OM vordert opheffing voorlopige hechtenis verdachte Ros in Passage

Het Openbaar Ministerie (OM) heeft de opheffing van de voorlopige hechtenis van Fred Ros gevorderd. Ros is verdachte in het zogeheten liquidatieproces Passage. In september 2014 sloot hij een overeenkomst met het OM: in ruil voor verklaringen in een aantal zaken zou het OM de strafeis in hoger beroep matigen tot 15 jaar. Met het sluiten van de overeenkomst werd Ros de tweede kroongetuige in het Passageproces.

Het proces Passage gaat over een aantal liquidaties en een aantal pogingen daartoe dan wel voorbereidingen daarvan. Een aantal verdachten wordt ook deelname aan een criminele organisatie (gericht op het plegen van liquidaties) verweten, alsmede overtreding van de vuurwapenwet.

De rechtbank heeft in januari 2013, na een proces van circa vijf jaar, vonnissen gewezen in Passage. Nadat tegen Ros een levenslange gevangenisstraf was geëist, legde de rechtbank hem 30 jaar op, onder meer voor zijn rol bij een liquidatie. Ros heeft hoger beroep ingesteld tegen dat vonnis, het OM niet.

Voor de verdenkingen in Passage is Ros op 3 augustus 2006 in Spanje gearresteerd. Op 3 augustus 2016 zit hij derhalve 10 jaar vast. Uitgaand van een straf van 15 jaar, komt Ros op die datum in aanmerking voor voorwaardelijke invrijheidstelling (v.i.).

Ten tijde van de ondertekening van de overeenkomst met Ros, in september 2014, was de (redelijke) verwachting dat het Passageproces in hoger beroep in de zomer van 2016 zou zijn afgerond en dat er vóór augustus 2016 arrest zou zijn gewezen door het hof. In dat geval zou er ook een oordeel zijn geveld over de vrijheidsstraf van Ros. Als de door het hof opgelegde straf gelijk aan of lager dan de eis van het OM zou zijn, zou de voorlopige hechtenis beëindigd worden. Het proces nadert weliswaar de eindfase, maar de huidige verwachting is dat het pas in 2017 zal zijn afgerond.

De overeenkomst tussen de Staat en Ros voorziet niet in de situatie die inmiddels bijna aan de orde is, namelijk dat de voorlopige hechtenis van Ros langer duurt dan de gevangenisstraf die overeenkomt met een eis van 15 jaar.

Het OM is van mening dat Ros zich tot op heden aan zijn deel van de overeenkomst heeft gehouden. Het OM acht zijn verklaringen betrouwbaar. Dat is het voorlopige oordeel van het OM, een tussenbalans. De eindbalans zal het OM opmaken in het requisitoir en in de repliek.

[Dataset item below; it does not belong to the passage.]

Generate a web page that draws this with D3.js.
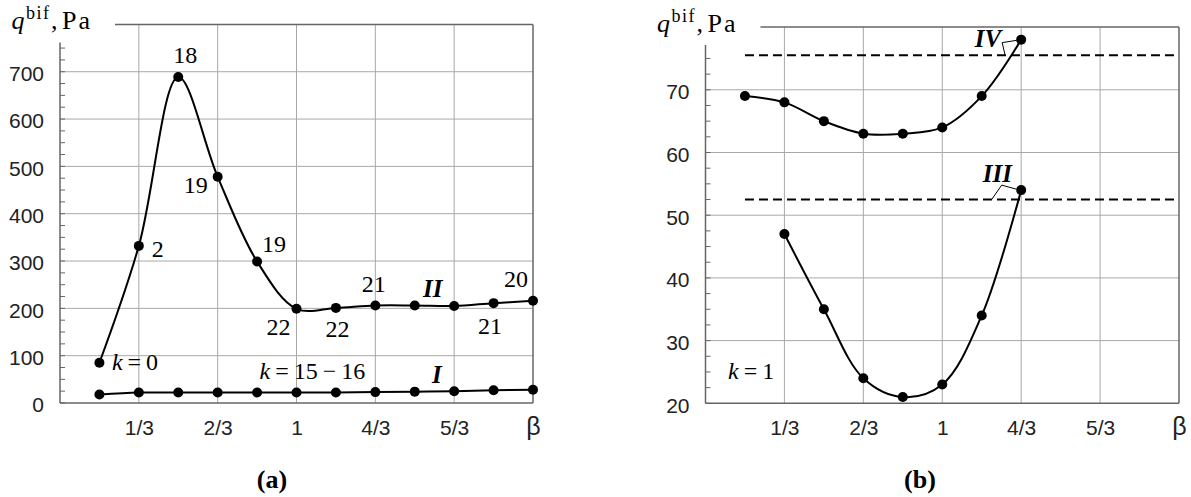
<!DOCTYPE html>
<html>
<head>
<meta charset="utf-8">
<script src="https://cdn.jsdelivr.net/npm/d3@7"></script>
<style>
body { margin: 0; background: #fff; }
svg { display: block; }
.num { font-family: "Liberation Serif", "Times New Roman", serif; font-size: 24px; fill: #000; }
.roman { font-family: "Liberation Serif", serif; font-size: 25px; font-weight: bold; font-style: italic; fill: #000; }
.tick text { font-family: "Liberation Sans", Arial, sans-serif; font-size: 21px; fill: #222; }
.cap { font-family: "Liberation Serif", serif; font-size: 26px; font-weight: bold; fill: #000; }
</style>
</head>
<body>
<svg id="chart" width="1191" height="497"></svg>
<script>
// shared beta axis
const betaTicks = [0, 1/3, 2/3, 1, 4/3, 5/3, 2];
const betaTickLabels = ["", "1/3", "2/3", "1", "4/3", "5/3", "β"];

// panel (a)
const betaA = [1/6, 1/3, 1/2, 2/3, 5/6, 1, 7/6, 4/3, 3/2, 5/3, 11/6, 2];
const qII = [85, 332, 689, 478, 299, 199, 201, 206, 206, 205, 211, 216];
const qI = [18, 22, 22, 22, 22, 22, 22, 23, 24, 25, 27, 28];
const numII = ["", "2", "18", "19", "19", "22", "22", "21", "", "", "21", "20"];
const yTicksA = [0, 100, 200, 300, 400, 500, 600, 700];

// panel (b)
const betaIV = [1/6, 1/3, 1/2, 2/3, 5/6, 1, 7/6, 4/3];
const qIV = [69, 68, 65, 63, 63, 64, 69, 78];
const betaIII = [1/3, 1/2, 2/3, 5/6, 1, 7/6, 4/3];
const qIII = [47, 35, 24, 21, 23, 34, 54];
const limitIV = 75.5;
const limitIII = 52.5;
const yTicksB = [20, 30, 40, 50, 60, 70];

const svg = d3.select('#chart');
const smooth = d3.curveCatmullRom.alpha(0.5);

function panel(o) {
  const x = d3.scaleLinear().domain([0, 2]).range([o.left, o.right]);
  const y = d3.scaleLinear().domain(o.yDomain).range([o.bottom, o.top]);
  const g = svg.append('g');

  // grid
  g.selectAll('line.vgrid')
    .data(betaTicks.slice(1, -1))
    .enter().append('line')
    .attr('x1', d => x(d)).attr('x2', d => x(d))
    .attr('y1', o.top).attr('y2', o.bottom)
    .attr('stroke', '#a8a8a8').attr('stroke-width', 1);
  g.selectAll('line.hgrid')
    .data(o.yTicks.slice(1))
    .enter().append('line')
    .attr('x1', o.left).attr('x2', o.right)
    .attr('y1', d => y(d)).attr('y2', d => y(d))
    .attr('stroke', '#a8a8a8').attr('stroke-width', 1);

  // minor ticks inside the y axis
  g.selectAll('line.minor')
    .data(d3.range(o.yDomain[0], o.minorMax + 1e-9, o.minorStep))
    .enter().append('line')
    .attr('x1', o.left).attr('x2', o.left + 5)
    .attr('y1', d => y(d)).attr('y2', d => y(d))
    .attr('stroke', '#666').attr('stroke-width', 1);

  // frame
  const frame = [
    [o.left, o.top + 18, o.left, o.bottom],
    [o.left, o.bottom, o.right, o.bottom],
    [o.right, o.top, o.right, o.bottom],
    [o.left + 55, o.top, o.right, o.top]
  ];
  g.selectAll('line.frame')
    .data(frame)
    .enter().append('line')
    .attr('x1', d => d[0]).attr('y1', d => d[1])
    .attr('x2', d => d[2]).attr('y2', d => d[3])
    .attr('stroke', '#666').attr('stroke-width', 1.5);

  // axes (labels only)
  const xa = g.append('g')
    .attr('transform', 'translate(0,' + o.bottom + ')')
    .call(d3.axisBottom(x).tickValues(betaTicks)
      .tickFormat((d, i) => betaTickLabels[i]).tickSize(0).tickPadding(17));
  xa.select('.domain').remove();
  xa.selectAll('.tick text').filter((d, i) => i == betaTicks.length - 1)
    .style('font-size', '25px').attr('dy', '0.6em');

  const ya = g.append('g')
    .attr('transform', 'translate(' + o.left + ',0)')
    .call(d3.axisLeft(y).tickValues(o.yTicks).tickSize(0).tickPadding(16));
  ya.select('.domain').remove();
  ya.selectAll('.tick text').attr('dy', '0.42em');

  // axis title q^bif, Pa
  const tx = o.left - 48.5, ty = o.top + 5;
  const t = g.append('text').attr('class', 'num')
    .attr('y', ty).style('font-size', '26px');
  t.append('tspan').attr('x', tx).style('font-style', 'italic').text('q');
  t.append('tspan').attr('x', tx + 14.5).attr('y', ty - 10).style('font-size', '18px')
    .style('letter-spacing', '1.5px').text('bif');
  t.append('tspan').attr('x', tx + 39.5).attr('y', ty).text(',');
  t.append('tspan').attr('x', tx + 50.5).style('letter-spacing', '2px').text('Pa');

  // caption
  g.append('text').attr('class', 'cap')
    .attr('x', o.capX).attr('y', 488)
    .attr('text-anchor', 'middle')
    .text(o.cap);

  return { g, x, y };
}

function curve(p, xs, ys) {
  const pts = xs.map((d, i) => [p.x(d), p.y(ys[i])]);
  p.g.append('path')
    .attr('d', d3.line().curve(smooth)(pts))
    .attr('fill', 'none').attr('stroke', '#000').attr('stroke-width', 2);
  p.g.selectAll(null)
    .data(pts)
    .enter().append('circle')
    .attr('cx', d => d[0]).attr('cy', d => d[1])
    .attr('r', 5).attr('fill', '#000');
  return pts;
}

function label(g, px, py, txt, dx, dy, anchor, cls) {
  return g.append('text')
    .attr('class', cls || 'num')
    .attr('x', px + dx).attr('y', py + dy)
    .attr('dominant-baseline', 'central')
    .attr('text-anchor', anchor || 'middle')
    .text(txt);
}

function kLabel(g, px, py, parts) {
  const t = g.append('text').attr('class', 'num')
    .attr('x', px).attr('y', py).attr('dominant-baseline', 'central');
  t.append('tspan').style('font-style', 'italic').text('k');
  parts.forEach(s => t.append('tspan').attr('dx', 5).text(s));
}

// ---------- panel (a)
const pa = panel({ left: 60, right: 533, top: 24.4, bottom: 403, yDomain: [0, 800],
  yTicks: yTicksA, minorStep: 25, minorMax: 750, capX: 272, cap: '(a)' });
const ptsII = curve(pa, betaA, qII);
const ptsI = curve(pa, betaA, qI);

const offII = [null, [13, 3, 'start'], [7, -22], [-10, 8, 'end'], [5, -17, 'start'],
  [-6, 18, 'end'], [1.5, 21], [-1.5, -21.5], null, null, [-3.5, 23], [-17, -22]];
numII.forEach((s, i) => {
  if (!s) return;
  const o = offII[i];
  label(pa.g, ptsII[i][0], ptsII[i][1], s, o[0], o[1], o[2]);
});
label(pa.g, ptsII[8][0], ptsII[8][1], 'II', 18, -17.5, 'middle', 'roman');
label(pa.g, ptsI[8][0], ptsI[8][1], 'I', 22, -17.5, 'middle', 'roman');
kLabel(pa.g, ptsII[0][0] + 12.5, ptsII[0][1] - 1, ['=', '0']);
kLabel(pa.g, ptsI[5][0] - 37, ptsI[5][1] - 22, ['=', '15', '−', '16']);

// ---------- panel (b)
const pb = panel({ left: 705.5, right: 1179, top: 27.1, bottom: 403.3, yDomain: [20, 80],
  yTicks: yTicksB, minorStep: 2.5, minorMax: 75, capX: 920, cap: '(b)' });

[limitIV, limitIII].forEach(v => {
  pb.g.append('line')
    .attr('x1', pb.x(1/6)).attr('x2', pb.x(2))
    .attr('y1', pb.y(v)).attr('y2', pb.y(v))
    .attr('stroke', '#000').attr('stroke-width', 2)
    .attr('stroke-dasharray', '9,5');
});

const ptsIV = curve(pb, betaIV, qIV);
const ptsIII = curve(pb, betaIII, qIII);

const pIV = ptsIV[ptsIV.length - 1];
label(pb.g, pIV[0], pIV[1], 'IV', -20, -1, 'end', 'roman');
pb.g.append('polyline')
  .attr('points', [[pIV[0] - 4.5, pIV[1] + 0.7], [pIV[0] - 19, pIV[1] + 3], [pIV[0] - 16, pb.y(limitIV)]].join(' '))
  .attr('fill', 'none').attr('stroke', '#000').attr('stroke-width', 1);

const pIII = ptsIII[ptsIII.length - 1];
label(pb.g, pIII[0], pIII[1], 'III', -23.7, -16.6, 'middle', 'roman');
pb.g.append('polyline')
  .attr('points', [[pIII[0] - 5, pIII[1] - 1], [pIII[0] - 19.5, pIII[1] - 5], [pIII[0] - 29.5, pb.y(limitIII)]].join(' '))
  .attr('fill', 'none').attr('stroke', '#000').attr('stroke-width', 1);

kLabel(pb.g, pb.x(0) + 22.5, pb.y(25) - 0.5, ['=', '1']);
</script>
</body>
</html>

Het OM heeft op dit moment geen reden te veronderstellen dat het tegen Ros meer dan 15 jaar gevangenisstraf zal eisen. Met de vordering tot opheffing van de voorlopige hechtenis meent het OM dat het handelt in de geest van de in de overeenkomst opgenomen toezegging met betrekking tot de te eisen straf.

Het OM vindt dat het de voorlopige hechtenis van Ros niet buiten de rechter om mag opheffen. Ros is door de rechtbank immers veroordeeld tot 30 jaar gevangenisstraf; het OM is gehouden die straf ten uitvoer te leggen zolang niet een andere, hogere rechter een andersluidende beslissing over de op te leggen vrijheidsstraf of de voorlopige hechtenis van Ros heeft gegeven. Het vonnis van de rechtbank vormt de basis voor de voorlopige hechtenis. De overeenkomst tussen de Staat en Ros heft de plicht tot tenuitvoerlegging niet op. Dat betekent dat het OM Ros in afwachting van de beslissing van het hof op de vordering niet in vrijheid zal stellen.

Bij opheffing of schorsing van de voorlopige hechtenis blijven de verplichtingen van Ros in het kader van de met de Staat gesloten overeenkomst onverkort van kracht. Komt hij die niet na, dan kan de overeenkomst ontbonden worden en is het OM niet langer gebonden aan de toegezegde strafeis.